En tant que contemporain de cet évènement et bien imprégné des tenants et aboutissants de la Conférence nationale, je souhaite que le peuple béninois n’oublie jamais les périodes de répressions douloureuses et mortelles du président Mathieu Kérékou, où toutes les familles étaient endeuillées, soit par l’exil, soit par la prison ou par la mort de l’un de leurs fils. C’était dramatique. J’ai fait la prison pendant 5 ans. Pour un Oui ou un Non, on t’arrête. Donc, les questions fondamentales qui s’étaient posées avant la Conférence, ce sont la liberté et le pain. Et Mathieu Kérékou est spécialiste de ces grands rassemblements qui, à des moments donnés de l’histoire de son pouvoir, sont ce que les communistes appellent un marché de dupe.
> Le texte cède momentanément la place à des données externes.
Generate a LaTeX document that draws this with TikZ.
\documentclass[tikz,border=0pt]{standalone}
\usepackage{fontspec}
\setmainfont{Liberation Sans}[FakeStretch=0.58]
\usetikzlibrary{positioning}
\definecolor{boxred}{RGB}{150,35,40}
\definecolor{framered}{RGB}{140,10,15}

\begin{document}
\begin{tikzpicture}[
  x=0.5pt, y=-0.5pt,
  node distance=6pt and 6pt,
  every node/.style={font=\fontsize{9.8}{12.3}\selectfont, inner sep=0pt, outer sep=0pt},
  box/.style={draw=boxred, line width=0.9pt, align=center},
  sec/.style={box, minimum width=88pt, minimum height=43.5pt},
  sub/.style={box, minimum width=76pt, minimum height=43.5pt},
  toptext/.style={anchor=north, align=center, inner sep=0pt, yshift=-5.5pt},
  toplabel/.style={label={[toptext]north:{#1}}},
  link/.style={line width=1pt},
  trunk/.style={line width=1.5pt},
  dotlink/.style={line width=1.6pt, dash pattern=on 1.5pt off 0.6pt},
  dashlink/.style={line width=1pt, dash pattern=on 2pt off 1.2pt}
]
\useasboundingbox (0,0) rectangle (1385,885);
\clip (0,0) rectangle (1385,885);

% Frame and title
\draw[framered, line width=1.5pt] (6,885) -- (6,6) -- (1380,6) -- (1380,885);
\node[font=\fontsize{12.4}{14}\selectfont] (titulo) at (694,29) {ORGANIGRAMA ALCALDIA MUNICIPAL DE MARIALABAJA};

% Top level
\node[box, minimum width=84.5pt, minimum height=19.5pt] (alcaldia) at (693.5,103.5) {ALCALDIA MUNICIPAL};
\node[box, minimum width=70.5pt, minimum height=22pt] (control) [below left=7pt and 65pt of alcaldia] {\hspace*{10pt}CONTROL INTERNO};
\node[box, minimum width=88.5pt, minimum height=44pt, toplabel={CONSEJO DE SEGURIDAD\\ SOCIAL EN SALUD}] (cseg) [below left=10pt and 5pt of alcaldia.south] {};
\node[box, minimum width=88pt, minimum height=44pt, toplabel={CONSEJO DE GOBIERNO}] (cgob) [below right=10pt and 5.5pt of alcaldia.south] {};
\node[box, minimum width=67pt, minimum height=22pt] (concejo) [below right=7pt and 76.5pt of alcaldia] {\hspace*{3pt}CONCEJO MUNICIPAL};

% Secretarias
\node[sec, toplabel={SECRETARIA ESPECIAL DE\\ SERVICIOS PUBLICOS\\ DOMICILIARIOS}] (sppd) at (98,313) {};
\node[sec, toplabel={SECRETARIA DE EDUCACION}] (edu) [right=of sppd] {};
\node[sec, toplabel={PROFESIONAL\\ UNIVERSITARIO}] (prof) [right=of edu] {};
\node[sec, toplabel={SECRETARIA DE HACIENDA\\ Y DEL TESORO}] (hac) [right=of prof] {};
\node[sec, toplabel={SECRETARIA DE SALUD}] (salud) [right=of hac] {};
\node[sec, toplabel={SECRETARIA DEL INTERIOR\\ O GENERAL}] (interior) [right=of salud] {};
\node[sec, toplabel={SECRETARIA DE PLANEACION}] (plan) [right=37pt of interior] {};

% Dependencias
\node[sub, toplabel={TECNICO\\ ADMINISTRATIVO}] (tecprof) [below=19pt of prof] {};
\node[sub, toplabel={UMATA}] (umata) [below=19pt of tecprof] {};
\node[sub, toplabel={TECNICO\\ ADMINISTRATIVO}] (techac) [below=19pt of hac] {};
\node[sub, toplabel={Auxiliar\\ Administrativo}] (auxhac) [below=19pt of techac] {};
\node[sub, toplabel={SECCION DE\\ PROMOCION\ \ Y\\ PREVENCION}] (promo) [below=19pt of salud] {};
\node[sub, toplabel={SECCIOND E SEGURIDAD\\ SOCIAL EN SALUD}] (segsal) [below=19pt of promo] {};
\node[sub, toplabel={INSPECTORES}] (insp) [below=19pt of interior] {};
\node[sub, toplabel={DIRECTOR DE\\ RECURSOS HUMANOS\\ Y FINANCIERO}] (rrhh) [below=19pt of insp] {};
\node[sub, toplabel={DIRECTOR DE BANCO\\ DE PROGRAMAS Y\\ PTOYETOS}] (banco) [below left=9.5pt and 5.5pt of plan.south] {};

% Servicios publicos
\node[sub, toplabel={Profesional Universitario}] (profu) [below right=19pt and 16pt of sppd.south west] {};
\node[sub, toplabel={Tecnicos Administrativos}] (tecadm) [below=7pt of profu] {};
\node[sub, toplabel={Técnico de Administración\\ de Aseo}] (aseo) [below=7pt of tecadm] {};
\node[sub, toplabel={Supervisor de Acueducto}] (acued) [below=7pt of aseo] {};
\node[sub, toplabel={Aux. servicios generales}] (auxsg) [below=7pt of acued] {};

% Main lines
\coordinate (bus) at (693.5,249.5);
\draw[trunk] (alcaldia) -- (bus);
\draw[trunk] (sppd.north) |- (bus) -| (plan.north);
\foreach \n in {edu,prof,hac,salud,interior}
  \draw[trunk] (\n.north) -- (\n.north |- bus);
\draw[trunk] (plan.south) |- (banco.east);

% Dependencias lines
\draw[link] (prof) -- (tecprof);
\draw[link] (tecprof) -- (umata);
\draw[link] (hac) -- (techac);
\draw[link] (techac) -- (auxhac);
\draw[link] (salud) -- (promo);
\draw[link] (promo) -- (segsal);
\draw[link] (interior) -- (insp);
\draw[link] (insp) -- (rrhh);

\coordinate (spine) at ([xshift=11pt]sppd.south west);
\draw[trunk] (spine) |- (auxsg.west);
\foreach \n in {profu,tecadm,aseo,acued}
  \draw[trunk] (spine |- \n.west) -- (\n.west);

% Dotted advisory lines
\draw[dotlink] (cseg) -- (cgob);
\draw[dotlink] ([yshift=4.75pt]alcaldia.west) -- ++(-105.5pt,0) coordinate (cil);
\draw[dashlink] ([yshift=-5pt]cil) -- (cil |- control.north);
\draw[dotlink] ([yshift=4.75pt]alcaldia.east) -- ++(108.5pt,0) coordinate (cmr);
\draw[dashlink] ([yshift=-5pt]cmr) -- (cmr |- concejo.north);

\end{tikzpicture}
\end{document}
Dans les années 73, de grands rassemblements ont accouché de l’appel à une nouvelle politique d’indépendance nationale. En 1979, il y a eu la conférence des cadres, où tous ceux que la Révolution estimait, pouvant faire la subversion ont été conviés.
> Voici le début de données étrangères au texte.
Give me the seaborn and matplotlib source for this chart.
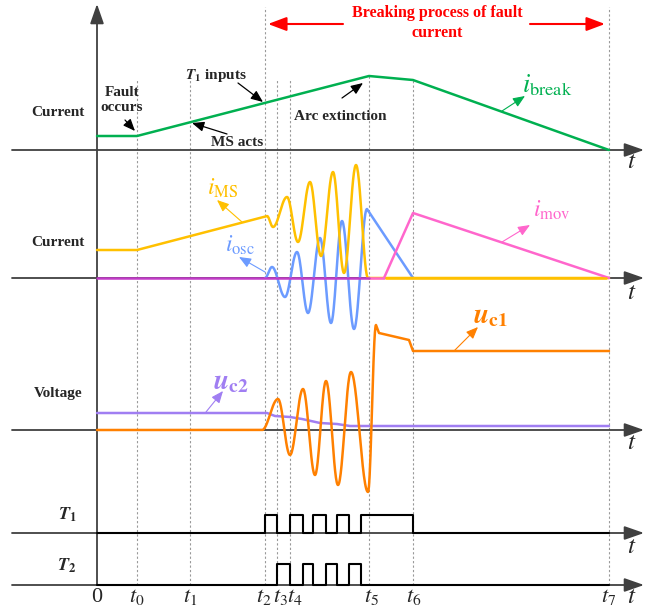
import numpy as np
import pandas as pd
import seaborn as sns
import matplotlib.pyplot as plt

sns.set_style('white')
plt.rcParams['font.family'] = ['Liberation Serif', 'DejaVu Serif']
plt.rcParams['mathtext.fontset'] = 'stix'

# switching instants (time units)
t_names = ['0', '$t_0$', '$t_1$', '$t_2$', '$t_3$', '$t_4$', '$t_5$', '$t_6$', '$t_7$']
t_vals = [0.0, 4.0, 9.3, 16.8, 18.0, 19.3, 27.2, 31.6, 51.2]
t0, t1, t2, t3, t4, t5, t6, t7 = t_vals[1:]

# current through breaker
brk_t = [0, t0, t5, t6, t7]
brk_v = [1.4, 1.4, 7.4, 7.0, 0.0]

# main switch current: ramp, then growing oscillation (extrema)
ms_ramp_t = [0, t0, 17.0]
ms_ramp_v = [2.8, 2.8, 6.2]
ms_osc_t = [17.0, 17.6, 19.0, 20.1, 21.3, 22.4, 23.6, 24.7, 25.9, 27.1]
ms_osc_v = [6.2, 5.1, 8.1, 3.6, 9.6, 2.2, 10.6, 0.5, 11.3, 0.0]

# oscillation current (extrema), then linear decay
osc_t = [t2, 17.5, 18.8, 20.0, 21.1, 22.3, 23.4, 24.5, 25.7, 27.0]
osc_v = [0.0, 1.1, -1.9, 2.6, -3.5, 4.0, -4.5, 5.7, -5.1, 6.9]
osc_tail_t = [27.0, t6]
osc_tail_v = [6.9, 0.0]

# MOV current
mov_t = [t5, 28.7, t6, t7]
mov_v = [0.0, 0.0, 6.5, 0.0]

# capacitor voltages
uc1_osc_t = [16.5, 18.1, 19.3, 20.6, 21.8, 22.9, 24.1, 25.4, 27.1, 27.9]
uc1_osc_v = [0.0, 3.1, -2.5, 4.1, -4.5, 4.9, -5.5, 5.8, -6.2, 10.5]
uc1_tail_t = [27.9, 28.2, 31.2, t6, t7]
uc1_tail_v = [10.5, 9.7, 9.0, 7.9, 7.9]
uc2_t = [0, 17.0, 17.8, 19.3, 20.5, 22.3, 24.0, 25.3, t7]
uc2_v = [1.7, 1.7, 1.4, 1.3, 1.1, 0.7, 0.6, 0.4, 0.4]

# gate signals: switching instants (start low)
T1_edges = [t2, t3, t4, 20.6, 21.6, 22.9, 24.0, 25.2, 26.4, t6]
T2_edges = [t3, t4, 20.6, 21.6, 22.9, 24.0, 25.2, 26.4]

base = {'brk': 45.9, 'cur': 33.1, 'volt': 17.9, 'T1': 7.6, 'T2': 2.4}
c_brk, c_ms, c_osc, c_mov = '#00B050', '#FFC000', '#6C9BFF', '#FF66CC'
c_uc1, c_uc2, c_axis = '#FF8000', '#A07EF2', '#404040'


def ease(ts, vs, n=30):
    xs, ys = [ts[0]], [vs[0]]
    for a, b, va, vb in zip(ts[:-1], ts[1:], vs[:-1], vs[1:]):
        s = np.linspace(0, 1, n)[1:]
        xs += list(a + (b - a) * s)
        ys += list(va + (vb - va) * (1 - np.cos(np.pi * s)) / 2)
    return xs, ys


def pulses(edges, level, end):
    xs, ys, lv = [0], [0], 0
    for e in edges:
        xs += [e, e]
        ys += [lv, level - lv]
        lv = level - lv
    xs.append(end)
    ys.append(lv)
    return xs, ys


def draw(ax, xs, ys, off, color, lw=1.8):
    d = pd.DataFrame({'t': xs, 'v': np.array(ys) + off})
    sns.lineplot(data=d, x='t', y='v', estimator=None, sort=False,
                 color=color, lw=lw, ax=ax)


fig = plt.figure(figsize=(6.47, 6.09), dpi=100)
ax = fig.add_axes([0, 0, 1, 1])

# dotted time markers
tops = [53.0, 52.9, 60.2, 52.9, 52.9, 53.3, 52.9, 60.2]
for tv, top in zip(t_vals[1:], tops):
    ax.plot([tv, tv], [base['T2'], top], color='#999999', lw=0.8,
            ls=(0, (2, 2)), zorder=0.5)

# axes with arrow heads
arr = dict(arrowstyle='-|>,head_length=0.8,head_width=0.28', color=c_axis,
           lw=1.3, mutation_scale=15, shrinkA=0, shrinkB=0)
for b in base.values():
    ax.annotate('', xy=(54.7, b), xytext=(-8.5, b), arrowprops=arr, zorder=1)
ax.annotate('', xy=(0, 60.5), xytext=(0, base['T2']), arrowprops=arr, zorder=1)

# waveforms
draw(ax, brk_t, brk_v, base['brk'], c_brk)
x, y = ease(osc_t, osc_v)
draw(ax, x + osc_tail_t, y + osc_tail_v, base['cur'], c_osc)
x, y = ease(ms_osc_t, ms_osc_v)
draw(ax, ms_ramp_t + x + [t7], ms_ramp_v + y + [0.0], base['cur'], c_ms)
draw(ax, mov_t[:2], mov_v[:2], base['cur'], c_mov)
draw(ax, mov_t[1:], mov_v[1:], base['cur'], c_mov)
draw(ax, [0, t5], [0, 0], base['cur'], '#C23BC8')
draw(ax, uc2_t, uc2_v, base['volt'], c_uc2)
x, y = ease(uc1_osc_t, uc1_osc_v)
draw(ax, [0] + x + uc1_tail_t, [0] + y + uc1_tail_v, base['volt'], c_uc1)
x, y = pulses(T1_edges, 1.8, t7)
draw(ax, x, y, base['T1'], 'black', lw=1.5)
x, y = pulses(T2_edges, 2.1, t7)
draw(ax, x, y, base['T2'], 'black', lw=1.5)
# keep yellow zero line visible after the MOV current rises
draw(ax, [28.9, t7 - 0.3], [0, 0], base['cur'], c_ms)
ax.set_xlim(-9.7, 55.0)
ax.set_ylim(0, 60.9)
ax.axis('off')

# panel labels
bold = dict(fontsize=11, fontweight='bold', ha='center', va='center')
ax.text(-3.9, 49.6, 'Current', **bold)
ax.text(-3.9, 36.7, 'Current', **bold)
ax.text(-3.9, 21.6, 'Voltage', **bold)
ax.text(-3.0, 9.4, r'$\mathbfit{T}_{\mathbf{1}}$', fontsize=13, ha='center', va='center')
ax.text(-3.0, 4.3, r'$\mathbfit{T}_{\mathbf{2}}$', fontsize=13, ha='center', va='center')

# event annotations
ax.text(2.5, 50.9, 'Fault\noccurs', linespacing=1.15, **bold)
ax.text(11.9, 53.4, r'$\mathbfit{T}_{\mathbf{1}}$ inputs', **bold)
ax.text(14.0, 46.7, 'MS acts', **bold)
ax.text(24.3, 49.2, 'Arc extinction', **bold)
blk = dict(arrowstyle='-|>,head_length=0.6,head_width=0.25', color='black',
           lw=0.9, mutation_scale=12, shrinkA=0, shrinkB=0)
for tail, head in [((2.8, 48.9), (3.8, 47.8)), ((13.0, 47.5), (9.5, 48.6)),
                   ((14.1, 52.6), (16.6, 50.7)), ((24.5, 51.1), (26.6, 52.6))]:
    ax.annotate('', xy=head, xytext=tail, arrowprops=blk)

# breaking process span
ax.text(34.0, 58.6, 'Breaking process of fault\ncurrent', color='red',
        fontsize=11.5, fontweight='bold', ha='center', va='center', linespacing=1.4)
red = dict(arrowstyle='-|>,head_length=0.8,head_width=0.3', color='red',
           lw=1.5, mutation_scale=14, shrinkA=0, shrinkB=0)
ax.annotate('', xy=(17.1, 58.5), xytext=(24.6, 58.5), arrowprops=red)
ax.annotate('', xy=(50.8, 58.5), xytext=(43.3, 58.5), arrowprops=red)

# signal labels
labels = [(42.5, 52.4, r'$i_{\mathrm{break}}$', c_brk, 19, (40.5, 49.8), (42.8, 51.3)),
          (11.0, 42.1, r'$i_{\mathrm{MS}}$', c_ms, 17, (14.5, 38.7), (12.0, 40.9)),
          (12.8, 36.4, r'$i_{\mathrm{osc}}$', c_osc, 17, (16.8, 33.7), (14.2, 35.2)),
          (43.6, 39.9, r'$i_{\mathrm{mov}}$', c_mov, 17, (40.5, 36.7), (43.3, 38.4)),
          (37.6, 29.2, r'$\mathbfit{u}_{\mathbf{c1}}$', c_uc1, 20, (35.7, 25.8), (38.1, 28.2)),
          (11.6, 22.6, r'$\mathbfit{u}_{\mathbf{c2}}$', c_uc2, 20, (10.9, 19.7), (12.6, 21.8))]
for lx, ly, s, c, fs, tail, head in labels:
    ax.text(lx, ly, s, color=c, fontsize=fs, ha='left', va='center')
    ax.annotate('', xy=head, xytext=tail,
                arrowprops=dict(arrowstyle='-|>,head_length=0.6,head_width=0.25',
                                color=c, lw=0.8, mutation_scale=12,
                                shrinkA=0, shrinkB=0))

# time tick labels
shifts = [0, 0, 0, -0.1, 0.3, 0.5, 0.2, 0.1, 0]
for name, tv, sh in zip(t_names, t_vals, shifts):
    ax.text(tv + sh, 1.2, name, fontsize=16, ha='center', va='center')
for b, ty in zip(base.values(), [44.7, 31.6, 16.6, 6.2, 1.2]):
    ax.text(53.5, ty, '$t$', fontsize=18, ha='center', va='center')

plt.savefig('out.png', dpi=100)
La Conférence nationale des forces vives, le grand regroupement de toute l’intelligentsia depuis les indépendances. Il s’agissait de regrouper tout le monde pour que chacun y dise ce qu’il veut. Mais ce regroupement a péché par le fait que ceux qui ont combattu son régime et qui l’ont affaibli, n’étaient pas conviés. C’est le Parti communiste du Bénin.
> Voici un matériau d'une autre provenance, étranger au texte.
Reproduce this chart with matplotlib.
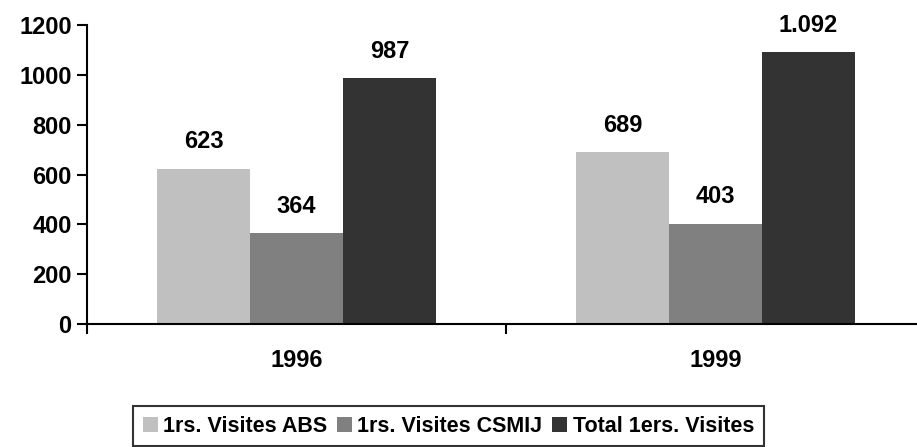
import matplotlib
matplotlib.use("Agg")
import matplotlib.pyplot as plt
import numpy as np

categories = ["1996", "1999"]
series_names = ["1rs. Visites ABS", "1rs. Visites CSMIJ", "Total 1ers. Visites"]
abs_vals = [623, 689]
csmij_vals = [364, 403]
total_vals = [987, 1092]
value_labels = [["623", "689"], ["364", "403"], ["987", "1.092"]]
colors = ["#C0C0C0", "#808080", "#333333"]
yticks = [0, 200, 400, 600, 800, 1000, 1200]

plt.rcParams['font.family'] = ['Liberation Sans', 'DejaVu Sans']
plt.rcParams['font.weight'] = 'bold'

fig = plt.figure(figsize=(9.17, 4.47), dpi=100)
ax = fig.add_axes([87/917, 1-324/447, (925-87)/917, (324-25)/447])

x = np.arange(len(categories))
w = 0.222
series = [abs_vals, csmij_vals, total_vals]
for i, (vals, name, col) in enumerate(zip(series, series_names, colors)):
    pos = x + (i - 1) * w
    ax.bar(pos, vals, width=w, color=col, label=name, linewidth=0)
    for p, v, lab in zip(pos, vals, value_labels[i]):
        ax.annotate(lab, (p, v), xytext=(0, 11), textcoords="offset points",
                    ha="center", va="bottom", fontsize=17, fontweight="bold")

ax.set_xlim(-0.5, 1.5)
ax.set_ylim(0, 1200)
ax.set_yticks(yticks)
ax.set_yticklabels([str(t) for t in yticks], fontsize=17, fontweight="bold")
ax.set_xticks(x)
ax.set_xticklabels(categories, fontsize=17, fontweight="bold")
ax.tick_params(axis='x', which='major', length=0, pad=18)
ax.set_xticks([-0.5, 0.5, 1.5], minor=True)
ax.tick_params(axis='x', which='minor', length=7, width=1.5, direction='out')
ax.tick_params(axis='y', length=7, width=1.5, direction='out', pad=4)

for s in ['top', 'right']:
    ax.spines[s].set_visible(False)
for s in ['left', 'bottom']:
    ax.spines[s].set_linewidth(1.5)

leg = fig.legend(loc='upper left', bbox_to_anchor=(133/917, 1-406/447), ncol=3,
                 prop={'weight': 'bold', 'size': 15.5},
                 frameon=True, fancybox=False, edgecolor='black',
                 handlelength=0.7, handleheight=0.7, handletextpad=0.25,
                 columnspacing=0.45, borderpad=0.45, borderaxespad=0)
leg.get_frame().set_linewidth(1.5)

fig.savefig("out.png", dpi=100)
La conférence nationale de février 1990 est organisée dans un contexte un peu particulier. Il faut dire qu’elle est intervenue après le 11 décembre 1989 qui est une date historique, car elle a été la pionnière de toutes les luttes. Une révolution menée par plus de 300.000 personnes mobilisées dans les rues dans les principales villes béninoises et surtout Cotonou autour des idéaux de la Convention du peuple. Les principales revendications étaient la liberté, et le minimum social (travailler et se nourrir). Ces revendications ont constitué le terreau sur lequel la Conférence nationale des forces vives de la Nation de février 1990 a construit sa légitimité. Le droit de marcher, le droit d’aller et de venir, la liberté de se constituer en syndicat, la liberté d’expression….Ces acquis démocratiques exigés par le peuple ont été consignés dans la Constitution de décembre 1990. Il faut préciser que Monseigneur Isidore de Souza a joué un rôle capital dans le succès des assises de la Conférence nationale. Mais depuis 1990 à nos jours, tous les gouvernements qui se sont succédé ont essayé de saper, de violer et de piétiner ces acquis démocratiques. Nous constatons aujourd’hui que nous sommes au bout de la piste. Il nous faut un changement radical de cap, il nous faut une rupture vraie.